Data generated by the Great Lakes Cider Apple Collection will be a great help to growers, not only in Michigan but the Northeast, Peck said.

Gottschalk, a Michigan State University graduate research assistant, tends trees in the Clarksville block in July. There are 88 unique varieties in the block, most of them planted in 2019 and 2020 in a vertical axis training system. (Matt Milkovich/Good Fruit Grower)
Gottschalk, a Michigan State University graduate research assistant, tends trees in the Clarksville block in July. There are 88 unique varieties in the block, most of them planted in 2019 and 2020 in a vertical axis training system. (Matt Milkovich/Good Fruit Grower)

In St. Johns, Michigan, near the center of the Lower Peninsula, grower and cidermaker Mike Beck planted about 10 varieties from the Great Lakes collection, including Dabinett and a couple of red-flesh apples. He planted them on M.106 rootstock at a 12- by 20-foot spacing. He plans to shake them, as is common in Europe, when they’re ready to bear fruit, he said. 

Far to the northwest in Lake Leelanau, grower Kevin VerSnyder planted about 60 varieties — 10 trees of each. He was already growing about 1,800 cider-specific trees before Gottschalk sought him out. He planted the new trees on Bud.9 rootstock, about a foot apart. 

“I wanted to learn more about what else was out there,” VerSnyder said. “Maybe find some hidden gems.”

One region that particularly intrigued Gottschalk was even further north, in Michigan’s Upper Peninsula — large, lightly populated and known for long, cold winters that aren’t hospitable to growing fruit.
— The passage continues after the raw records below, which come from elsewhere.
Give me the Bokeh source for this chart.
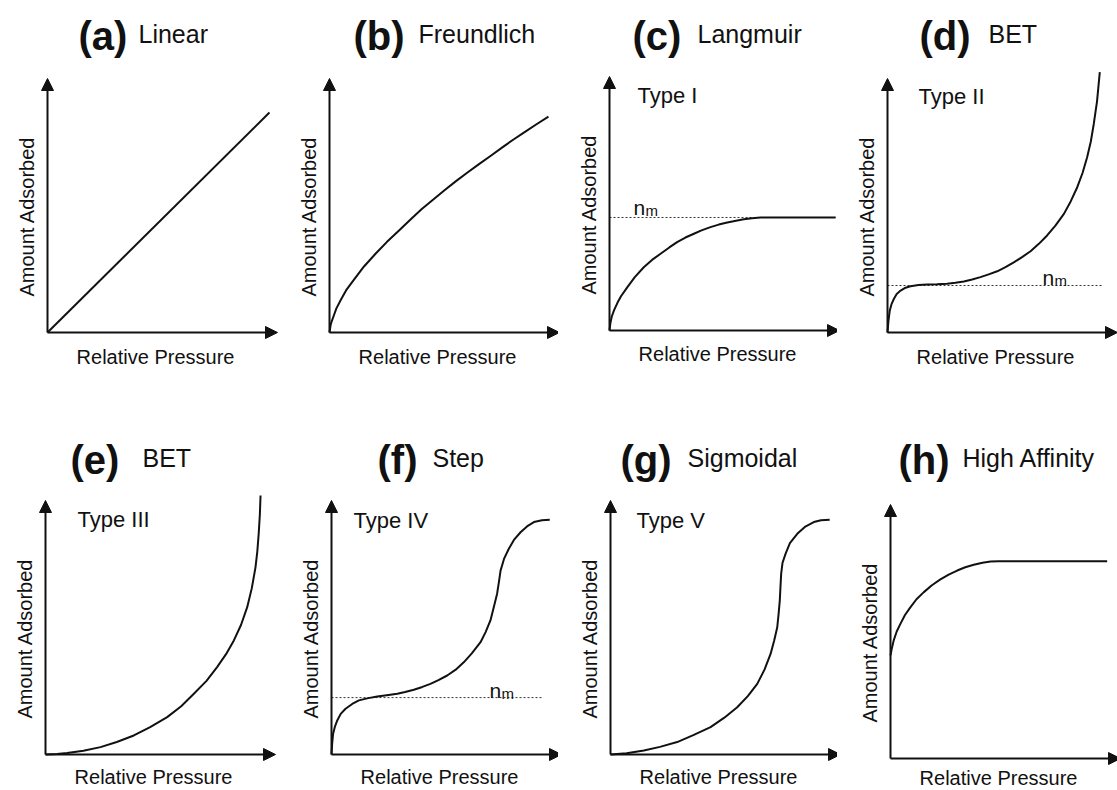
from math import pi
from bokeh.plotting import figure
from bokeh.models import Range1d, Label, Arrow, NormalHead
from bokeh.layouts import column, row
from bokeh.embed import file_html
from bokeh.resources import INLINE

# ---------------- text content ----------------
letters = ["(a)", "(b)", "(c)", "(d)", "(e)", "(f)", "(g)", "(h)"]
names = ["Linear", "Freundlich", "Langmuir", "BET", "BET", "Step", "Sigmoidal", "High Affinity"]
types = [None, None, "Type I", "Type II", "Type III", "Type IV", "Type V", None]
x_label = "Relative Pressure"
y_label = "Amount Adsorbed"

# ---------------- curve data (relative pressure, amount adsorbed) ----------------
lin_x = [0.0, 0.965]
lin_y = [0.0, 0.866]

fr_x = [0.0, 0.005, 0.01, 0.02, 0.03, 0.05, 0.075, 0.10, 0.15, 0.20, 0.25, 0.30, 0.35, 0.40,
        0.45, 0.50, 0.55, 0.60, 0.65, 0.70, 0.75, 0.80, 0.85, 0.90, 0.952]
fr_y = [0.0, 0.03, 0.045, 0.07, 0.095, 0.13, 0.17, 0.20, 0.26, 0.31, 0.357, 0.40, 0.443, 0.485,
        0.523, 0.56, 0.596, 0.63, 0.663, 0.695, 0.728, 0.76, 0.79, 0.82, 0.85]

lang_x = [0.0, 0.004, 0.01, 0.02, 0.035, 0.05, 0.077, 0.11, 0.149, 0.185, 0.222, 0.26, 0.294,
          0.33, 0.367, 0.40, 0.439, 0.475, 0.512, 0.55, 0.584, 0.62, 0.657, 0.983]
lang_y = [0.0, 0.03, 0.055, 0.08, 0.11, 0.135, 0.17, 0.21, 0.249, 0.278, 0.302, 0.327, 0.348,
          0.366, 0.381, 0.394, 0.407, 0.417, 0.425, 0.432, 0.438, 0.442, 0.445, 0.445]

bet2_x = [0.0, 0.004, 0.010, 0.018, 0.028, 0.04, 0.057, 0.075, 0.100, 0.135, 0.172, 0.215,
          0.259, 0.295, 0.332, 0.368, 0.404, 0.44, 0.477, 0.513, 0.549, 0.585, 0.622, 0.658,
          0.694, 0.73, 0.767, 0.797, 0.825, 0.848, 0.868, 0.884, 0.897, 0.911, 0.923]
bet2_y = [0.0, 0.045, 0.087, 0.113, 0.133, 0.152, 0.165, 0.175, 0.182, 0.187, 0.189, 0.190,
          0.192, 0.196, 0.201, 0.209, 0.218, 0.229, 0.241, 0.257, 0.276, 0.297, 0.320, 0.349,
          0.382, 0.421, 0.467, 0.517, 0.572, 0.628, 0.690, 0.752, 0.822, 0.91, 1.025]

bet3_x = [0.0, 0.05, 0.094, 0.165, 0.239, 0.31, 0.384, 0.455, 0.529, 0.59, 0.645, 0.70, 0.746,
          0.785, 0.819, 0.85, 0.877, 0.897, 0.913, 0.921, 0.927, 0.932, 0.935]
bet3_y = [0.0, 0.002, 0.006, 0.015, 0.029, 0.049, 0.075, 0.108, 0.147, 0.19, 0.239, 0.29, 0.344,
          0.395, 0.449, 0.51, 0.580, 0.655, 0.737, 0.80, 0.870, 0.945, 1.020]

step_x = [0.0, 0.003, 0.007, 0.015, 0.025, 0.04, 0.061, 0.09, 0.119, 0.16, 0.199, 0.24, 0.286,
          0.32, 0.358, 0.395, 0.430, 0.465, 0.503, 0.54, 0.575, 0.61, 0.648, 0.67, 0.691, 0.705,
          0.720, 0.728, 0.735, 0.75, 0.771, 0.795, 0.822, 0.85, 0.880, 0.915, 0.949]
step_y = [0.0, 0.045, 0.082, 0.11, 0.134, 0.16, 0.180, 0.199, 0.213, 0.222, 0.228, 0.233, 0.239,
          0.246, 0.255, 0.266, 0.278, 0.293, 0.311, 0.334, 0.363, 0.398, 0.442, 0.482, 0.528,
          0.578, 0.633, 0.68, 0.724, 0.77, 0.810, 0.847, 0.875, 0.898, 0.915, 0.922, 0.924]

sig_x = [0.0, 0.07, 0.145, 0.215, 0.290, 0.36, 0.435, 0.495, 0.551, 0.597, 0.638, 0.67, 0.696,
         0.712, 0.725, 0.731, 0.736, 0.739, 0.742, 0.748, 0.761, 0.78, 0.812, 0.845, 0.884,
         0.915, 0.953]
sig_y = [0.0, 0.005, 0.016, 0.03, 0.049, 0.076, 0.108, 0.145, 0.186, 0.23, 0.278, 0.335, 0.396,
         0.45, 0.501, 0.555, 0.606, 0.66, 0.711, 0.755, 0.790, 0.832, 0.869, 0.896, 0.915,
         0.922, 0.924]

high_x = [0.0, 0.005, 0.014, 0.027, 0.043, 0.063, 0.087, 0.113, 0.145, 0.18, 0.217, 0.253,
          0.290, 0.325, 0.362, 0.40, 0.435, 0.47, 0.942]
high_y = [0.406, 0.43, 0.465, 0.50, 0.530, 0.565, 0.596, 0.627, 0.655, 0.682, 0.705, 0.724,
          0.740, 0.753, 0.763, 0.771, 0.776, 0.777, 0.777]

curves_x = [lin_x, fr_x, lang_x, bet2_x, bet3_x, step_x, sig_x, high_x]
curves_y = [lin_y, fr_y, lang_y, bet2_y, bet3_y, step_y, sig_y, high_y]

# monolayer capacity n_m (dotted reference lines)
nm_level = [None, None, 0.445, 0.185, None, 0.224, None, None]
nm_end = [None, None, 0.983, 0.935, None, 0.922, None, None]

# ---------------- layout (pixels) ----------------
FIG_W = [279, 279, 279, 280]
FIG_H = 395
origins = [(47, 332), (329, 332), (609, 330), (887, 332),
           (45, 754), (331, 754), (610, 754), (890, 758)]
SX, SY = 230.0, 254.0
title_y = [33, 457]
letter_left = [78, 353, 632, 919, 70, 377, 620, 898]
name_left = [138, 418, 697, 988, 142, 432, 687, 962]
type_pos = [None, None, (637, 95), (918, 96), (77, 519), (353, 520), (636, 520), None]
nm_pos = [None, None, (633, 207), (1042, 277), None, (489, 690), None, None]
xlabel_dy = [24, 24, 23, 24, 22, 22, 22, 19]

FONT = "Liberation Sans"
INK = "#111111"


def make_panel(i):
    col, rw = i % 4, i // 4
    col_off = sum(FIG_W[:col])
    row_off = rw * FIG_H
    W = FIG_W[col]
    X0, Y0 = origins[i]
    x0l, y0l = X0 - col_off, Y0 - row_off

    p = figure(width=W, height=FIG_H, output_backend="svg", toolbar_location=None,
               x_axis_location=None, y_axis_location=None, title=None,
               x_range=Range1d(-x0l / SX, (W - x0l) / SX),
               y_range=Range1d((y0l - FIG_H) / SY, y0l / SY),
               min_border=0, min_border_left=0, min_border_right=0,
               min_border_top=0, min_border_bottom=0)
    p.outline_line_color = None
    p.background_fill_color = "white"
    p.border_fill_color = "white"
    p.xgrid.grid_line_color = None
    p.ygrid.grid_line_color = None

    def d(gx, gy):
        return (gx - X0) / SX, (Y0 - gy) / SY

    # axes drawn as arrows
    for xe, ye in [(1.0, 0.0), (0.0, 1.0)]:
        p.add_layout(Arrow(end=NormalHead(size=12, fill_color=INK, line_color=INK, line_width=1),
                           x_start=0, y_start=0, x_end=xe, y_end=ye,
                           line_width=2, line_color=INK))

    # n_m dotted line
    if nm_level[i] is not None:
        p.line([0.0, nm_end[i]], [nm_level[i], nm_level[i]], line_width=1,
               line_color="#333333", line_dash="2 2")
        nx, ny = d(*nm_pos[i])
        p.add_layout(Label(x=nx, y=ny, text="n", text_font=FONT, text_font_size="21px",
                           text_color=INK, text_baseline="alphabetic", text_align="left"))
        mx, my = d(nm_pos[i][0] + 12, nm_pos[i][1] + 3)
        p.add_layout(Label(x=mx, y=my, text="m", text_font=FONT, text_font_size="15px",
                           text_color=INK, text_baseline="alphabetic", text_align="left"))

    # curve
    p.line(curves_x[i], curves_y[i], line_width=2, line_color=INK, line_join="round")

    # titles
    ty = title_y[rw]
    lx, ly = d(letter_left[i], ty + 2)
    p.add_layout(Label(x=lx, y=ly, text=letters[i], text_font=FONT, text_font_size="40px",
                       text_font_style="bold", text_color=INK,
                       text_baseline="middle", text_align="left"))
    nx2, ny2 = d(name_left[i], ty)
    p.add_layout(Label(x=nx2, y=ny2, text=names[i], text_font=FONT, text_font_size="25px",
                       text_color=INK, text_baseline="middle", text_align="left"))

    if types[i] is not None:
        tx, tyy = d(*type_pos[i])
        p.add_layout(Label(x=tx, y=tyy, text=types[i], text_font=FONT, text_font_size="22px",
                           text_color=INK, text_baseline="middle", text_align="left"))

    # axis labels
    axx, axy = d(X0 + 108, Y0 + xlabel_dy[i])
    p.add_layout(Label(x=axx, y=axy, text=x_label, text_font=FONT, text_font_size="20px",
                       text_color=INK, text_baseline="middle", text_align="center"))
    ayx, ayy = d(X0 - 21, Y0 - 116)
    p.add_layout(Label(x=ayx, y=ayy, text=y_label, text_font=FONT, text_font_size="20px",
                       text_color=INK, text_baseline="middle", text_align="center",
                       angle=pi / 2))
    return p


panels = [make_panel(i) for i in range(8)]
layout = column(row(*panels[:4], spacing=0), row(*panels[4:], spacing=0), spacing=0)

open("out.html", "w").write(file_html(layout, INLINE))
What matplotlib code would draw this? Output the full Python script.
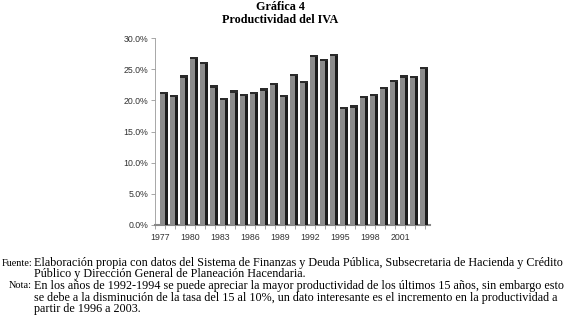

“There’s not a lot of agricultural land there that’s being used,” he said. “The opportunity seems endless.”

Gottschalk found a small Upper Peninsula winery that agreed to plant a few dozen cultivars on M.7 rootstock in spring 2019. 

Jim and Robin Barker, who own the End of the Road Winery in Germfask, already make hard ciders, but they buy the apples from other sources. The only wine grapes they can grow are cold-hardy hybrids, and even those are a struggle. But the Barkers think it’s possible to grow cider apples in their area, since they have some old McIntosh trees on their property, and they decided to give it a shot. 

The first winter brought the first test, and the results were not encouraging. Snow and frozen rain crushed most of the young cider apple trees. About 80 percent were damaged beyond repair, Jim Barker said. 

But to Gottschalk, even a negative result is a result. He decided it’s best not to plant 1-year-old grafts that far north. Three- or 4-year-old trees are more likely to stay above the snow line. As time goes by, results might show that cider varieties can’t succeed in the Upper Peninsula, but one bad winter won’t determine that. 

“If we find even five varieties that produce fruit, that’s a win,” he said. 

The Barkers planted more trees from the cider collection in July 2020. Along with Gottschalk, they’re waiting to see if the new trees will survive the coming winter.